Gas chromatography (GC), liquid chromatography, mass spectrometry (MS), capillary electrophoresis. How good are they?

Suppose I had an unholy mixture of organic chemicals such as a heavy crude oil with high sulphur content. How many different chemicals could I identify from the mixture using any combination of the above four methods? 100 chemicals? 1,000? 10,000? 100,000? More?

PS, I’m not too fussed about separating isomers accurately, but am fussy about picking up the correct number of double bonds.

OK, I have a definitive answer on this now.

First paper found 52 naphthenic acids.

Next paper found 91. That seems to be about the limit for a single GC-MS run, after chemical modification. Mostly naphthenic acids.

Next paper found 281. That’s aliphatics, aromatics, terpanes & steranes from a single light crude oil. No chemical modification. Separation first, then multiple GC-MS runs.

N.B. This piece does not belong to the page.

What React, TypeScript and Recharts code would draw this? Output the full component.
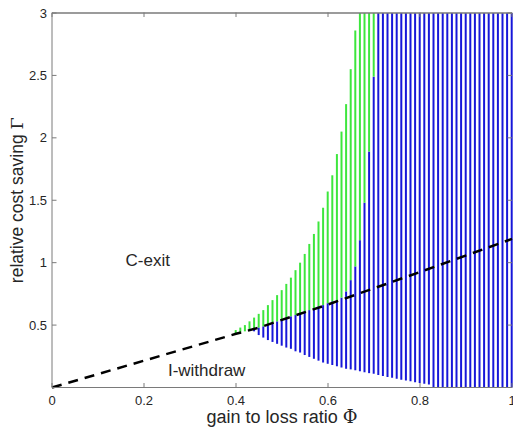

Next paper found 681. “Chemical Analysis of a Miller-Type Complex Prebiotic Broth”. Most come from a two dimensional GCxGC-MS. But they also use a whole suite of other techniques including NMR spectroscopy, FTICR-MS and, in a follow-up paper, coherent anti-Stokes Raman scattering.

So it seems that 1,000 chemicals from a top of the line analysis is about the limit. There are several different factors that set this limit.

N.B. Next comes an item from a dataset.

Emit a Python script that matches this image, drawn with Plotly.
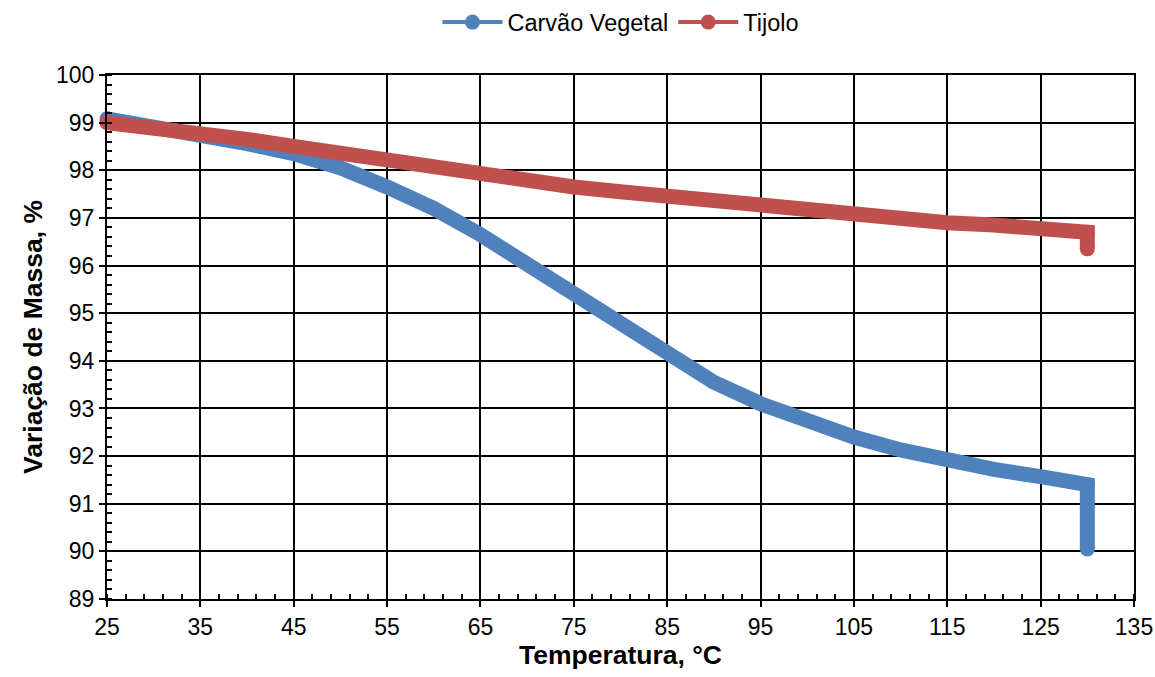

• Mass spectrometry fragmentation seems to set an upper limit of about 33 carbon atoms. The larger the molecule, the worse the fragmentation.
• Non-n-paraffin aliphatics and all aromatics are limited to 18 to 20 carbon atoms.
• n-Hexane solubility also seems to set an upper limit near 33 carbon atoms. Other similar solvents, ditto.
• Finding the closest match between observed gas chromatograph peaks and the database NIST/W9N08.
• Chemical modification of aliphatics containing COOH groups can push that 20 carbon atoms up to 33.

This link claims 200 chemicals for GC-MS on diesel oil.
And 5000 chemicals for GCxGC-MS on diesel oil

http://www.chem.wilkes.edu/~mencer/pdf_docs/2D_Gas_Chrom.ppt&ved=2ahUKEwiy2f3suMDiAhUK7nMBHcA8ChkQFjAAegQIARAB&usg=AOvVaw24s1-hS_ReF9_z9J8tGzFO&cshid=1559124392858

I suspect this is “salesman’s claims for performance” not actually achievable in practice.

At least now I know how the heck two-dimensional chromatography actually works. It’s not a physical separation into two dimensions but a time-based separation, with a first (mass) column having peaks with width > 3 sec, during which time a second column separates further on the basis of polarity.